Hace unos días, en una cena de amigos, conversábamos sobre la experiencia de un periodista norteamericano que había entrevistado a una máquina dotada de inteligencia artificial. Narraba el periodista que cuando sus preguntas tomaron el matiz íntimo de una conversación entre humanos, la máquina llegó a decirle que él la amaba y que lo que tenía que hacer era dejar a su mujer, a la que no quería.

Vaya con la máquina erotómana, dijimos, ella sabe lo que quiere un ser humano. La cosa quedó entre risas, pero también con una cierta estupefacción, un cierto horror a: ¿Hasta dónde puede llegar esto?

Al día siguiente, leí la noticia de que algunos de los grandes científicos que trabajan en ese campo habían pedido frenar en cierto modo sus experimentos.

Sabemos que el lenguaje funciona como una máquina en sí mismo, pero no podemos olvidar que las personas lo emitimos desde un cuerpo vivo y lo recibimos en un cuerpo vivo, de modo que más allá de lo que quieren decir las palabras, nos producen satisfacciones, insatisfacciones y aún nos angustian sin saber muy bien por qué.

Me preguntaba cuál era la relación que los seres humanos estamos desarrollando con los objetos que nos rodean, básicamente con aquellos que se supone que nos sirven para comunicarnos unos con otros. La palabra que me surgió fue adicción, una nueva adicción que sustituye a las clásicas: al sexo, a las drogas, a la comida, etc.

La adicción es algo que forma parte de los seres humanos y se presenta como aquello sobre lo que no tenemos capacidad de elección, como quien pone su coche a más de 200 km por hora y no puede parar, o quien destroza a toda una familia para conseguir su dosis.

Están apareciendo nuevas adicciones, como la del adolescente de 14 años que tuvo que ingresar de urgencias en el hospital con un ataque de pánico y que, al preguntarle qué le pasaba, respondió que hacía una semana que sus padres lo habían castigado sin el móvil y que lo que él sentía era que le habían cortado la mano.
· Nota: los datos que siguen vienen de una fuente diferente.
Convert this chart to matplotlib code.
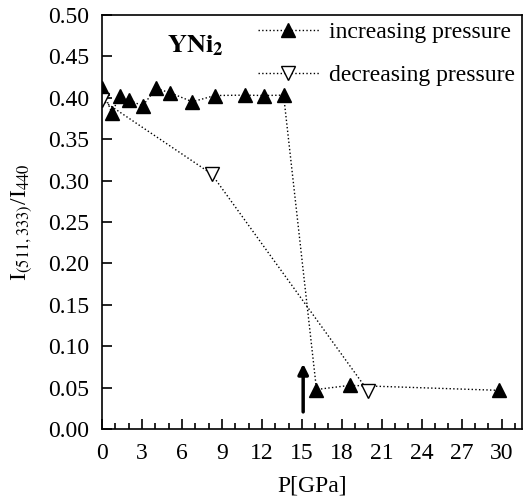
import numpy as np
import matplotlib
matplotlib.use("Agg")
import matplotlib.pyplot as plt
from matplotlib.ticker import MultipleLocator

plt.rcParams['font.family'] = ['Liberation Serif', 'DejaVu Serif']
plt.rcParams['mathtext.fontset'] = 'stix'

# increasing pressure
p_up = [0.0, 0.73, 1.36, 2.04, 3.05, 4.06, 5.09, 6.78, 8.47, 10.73, 12.19, 13.63,
        16.1, 18.6, 29.8]
r_up = [0.411, 0.382, 0.402, 0.397, 0.390, 0.411, 0.406, 0.395, 0.4025, 0.403,
        0.4025, 0.403, 0.048, 0.053, 0.047]

# decreasing pressure
p_down = [0.0, 8.22, 19.95]
r_down = [0.397, 0.308, 0.0466]

# arrow marking the transition
arrow_p = 15.1
arrow_y = [0.021, 0.079]

fig = plt.figure(figsize=(5.32, 5.03), dpi=100)
ax = fig.add_axes([0.1917, 0.1465, 0.7889, 0.8243])

ax.plot(p_up, r_up, linestyle=':', color='k', lw=1.0, marker='^', ms=10,
        mfc='k', mec='k', label='increasing pressure')
ax.plot(p_down, r_down, linestyle=':', color='k', lw=1.0, marker='v', ms=10,
        mfc='white', mec='k', mew=1.0, label='decreasing pressure')

ax.annotate('', xy=(arrow_p, arrow_y[1]), xytext=(arrow_p, arrow_y[0]),
            arrowprops=dict(arrowstyle='-|>', lw=2.5, color='k', mutation_scale=15,
                            shrinkA=0, shrinkB=0))

ax.text(7.0, 0.463, r'$\mathbf{YNi_2}$', fontsize=19, ha='center', va='center')

ax.set_xlim(0, 31.5)
ax.set_ylim(0, 0.5)
ax.xaxis.set_major_locator(MultipleLocator(3))
ax.xaxis.set_minor_locator(MultipleLocator(1))
ax.yaxis.set_major_locator(MultipleLocator(0.05))
ax.yaxis.set_major_formatter(matplotlib.ticker.FormatStrFormatter('%.2f'))
ax.tick_params(axis='both', which='both', direction='in', labelsize=17)
ax.tick_params(axis='both', which='major', length=7, width=1.2, pad=9)
ax.tick_params(axis='x', which='major', pad=10)
ax.tick_params(axis='x', which='minor', length=4, width=1.2)
for s in ax.spines.values():
    s.set_linewidth(1.2)

ax.set_xlabel('P[GPa]', fontsize=17, labelpad=8)
ax.set_ylabel(r'I$_{(511,333)}$/I$_{440}$', fontsize=17, labelpad=10)

ax.legend(loc='upper right', frameon=False, fontsize=17, handlelength=2.6,
          labelspacing=0.9, borderaxespad=0.1, handletextpad=0.4,
          borderpad=0.2)

fig.savefig('out.png', dpi=100)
Se puede escuchar, pues, lo que ocurre detrás de los ataques de pánico y de las desorientaciones profundas de nuestros adolescentes, cada vez más habituales en la sociedad en la que vivimos. Se puede escuchar el vacío existencial que produce no tener el cuerpo ideal que les propone esta sociedad, la dificultad de que los padres les sirvan de interlocutores, la renuncia de los maestros que no encuentran el modo de ubicarse en una autoridad, la competitividad como manera de relación entre ellos. Al ser remitidos en algunos casos a su propia soledad, las ideas suicidas y las adicciones aparecen como solución. La experiencia es que encontrar un lugar donde poder hablar de ello les permite encontrar otras soluciones.